Таким образом, внешний, или, как мы его назвали, событийный, раздражитель дал импульс для полёта творческой фантазии автора. Вместе с тем в «речи», повторим, искусно панегирической, сугубо суперлативной, рассчитанной на огромное скопление народа (и, конечно, на присутствие императора) имеется и движение живого чувства, мы бы сказали, наивно реального. Это и создаёт внутреннее напряжение данного ораторского периода, срабатывает закон «психологической загрузки». Психологическая напряжённость не только не падает, а возрастает в этой «мини-речи». Данная «речь», на наш взгляд, была некоей литературной заготовкой для знаменитого «Слова на погребение Петра Великого». Многословный почти во всех своих «словах» и «речах» художник умел останавливать себя, исходя из политических реалий и художнического чутья. Тогда его «слово» становилось сверхкратким, ёмким, энергичным, насыщенным эмоциями, пафосом. Феофан-психолог тонко просчитывал ситуацию. Всплеск политической жизни рождал в нём некий сгусток концентрированной художественной идеи. Каждое слово, каждый образ, каждый словесный период настолько психологически сцеплены, образуют эстетически целое, единое художественное пространство, что организация «речи» оратора поражает своим мастерством. Словесный строй, ритм, мелодика «речи» подчинены авторской сверхзадаче.

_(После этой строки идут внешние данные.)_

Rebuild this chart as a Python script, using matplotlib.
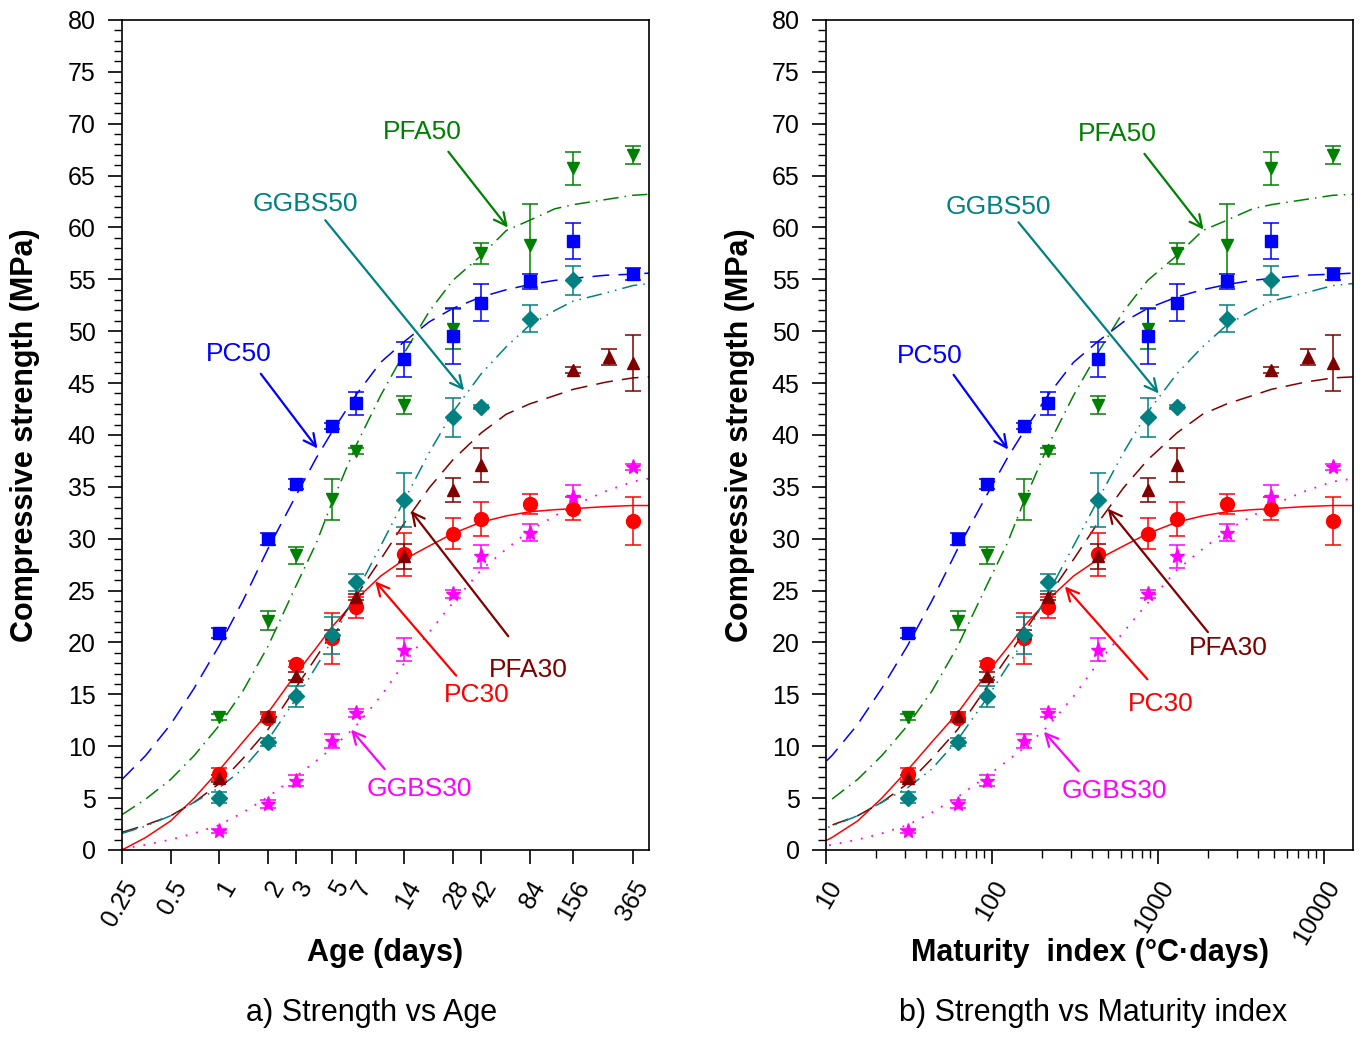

Безусловно, Феофан как искусный оратор (напомним: автор известной в то время «Риторики») продумывал и организационно свои выступления. Все они были рассчитаны на произнесение или, как он сам говорил, на «слышателей». Каждая его ораторская «речь» особым образом организована: изначально оратор ориентирует и себя, и реципиента на говорение, а не на чтение, поэтому важнейшей составной частью «слова» или «речи» у Феофана является её произнесение, а значит, и звуковая организация текста, и дыхание при чтении[460]
. Эмоциональный рисунок ораторской прозы, её психологизм способствовали более глубокому восприятию реципиентом идейного содержания «речи».Жанр «слова» – «речи» – проповеди (как один из самых актуализированных и массовых) позволил оратору со всем присущим ему блеском воспеть славу Петру Великому и сражающейся России[461]
. Мир и война, по Феофану Прокоповичу, требуют от государя и его подданных тяжких трудов, дел – это ключевые образы многих «слов» и «речей» проповедника, ставшие символом Петровской эпохи.Таким образом, мировоззрение этого, по меткому выражению Н. К. Гудзия, «просветителя в рясе», его социально-политические взгляды развивались в русле идей Петра. Ещё задолго до их личного знакомства Феофан Прокопович и Пётр стали союзниками в борьбе за вывод России из тьмы невежества на «феатр» мировой истории.
Апофеозом светского государства в литературе Петровской эпохи явился образ Санкт-Петербурга.
Санкт-Петербург – «город, воплотивший личность, деяния, судьбу его первостроителя, ставший ему живым памятником, вечной славой и вечным укором, – подчёркивают М. Г. Качурин, Д. Н. Мурин, Г. А. Кудырская, – такой город в России один-единственный. Поэтому образ Петербурга в русской литературе с первых десятилетий XVIII в. и по сей день так или иначе соотносится с образом Петра I. «Пётр – Петербург – Россия» – эта связь была уловлена русской литературой ещё в ту пору, когда город едва поднялся над болотами, когда царю пришлось издать специальный указ, чтобы при встрече с ним подданные не падали на колени, как полагалось по древнему обычаю, и не марались в грязи»[462]
.Писатели XVIII в. не уставали воздавать юной столице высокую и громкую хвалу. Начало положил Феофан Прокопович[463]
: «…кто бы, глаголю, узрев таковое града величество и велелепие, не помыслил, яко сие от двух или трех сот лет уже зиждется?» (45) – восклицал он, произнося в 1716 г. «Слово в день рождения царевича Петра» (сына Петра и Екатерины, прожившего менее пяти лет).Десятилетием позднее в «Слове» памяти самого Петра Великого (1725) Прокопович красноречиво и проницательно раскрыл двуединую сущность Санкт-Петербурга: «
Се и врата ко всякому приобретению, се и замок, всякие вреды отражающий: врата на мори, когда оно везет к нам полезная и потребная; замок томужде морю, когда бы оно привозило на нас страхи и бедствиям» (137).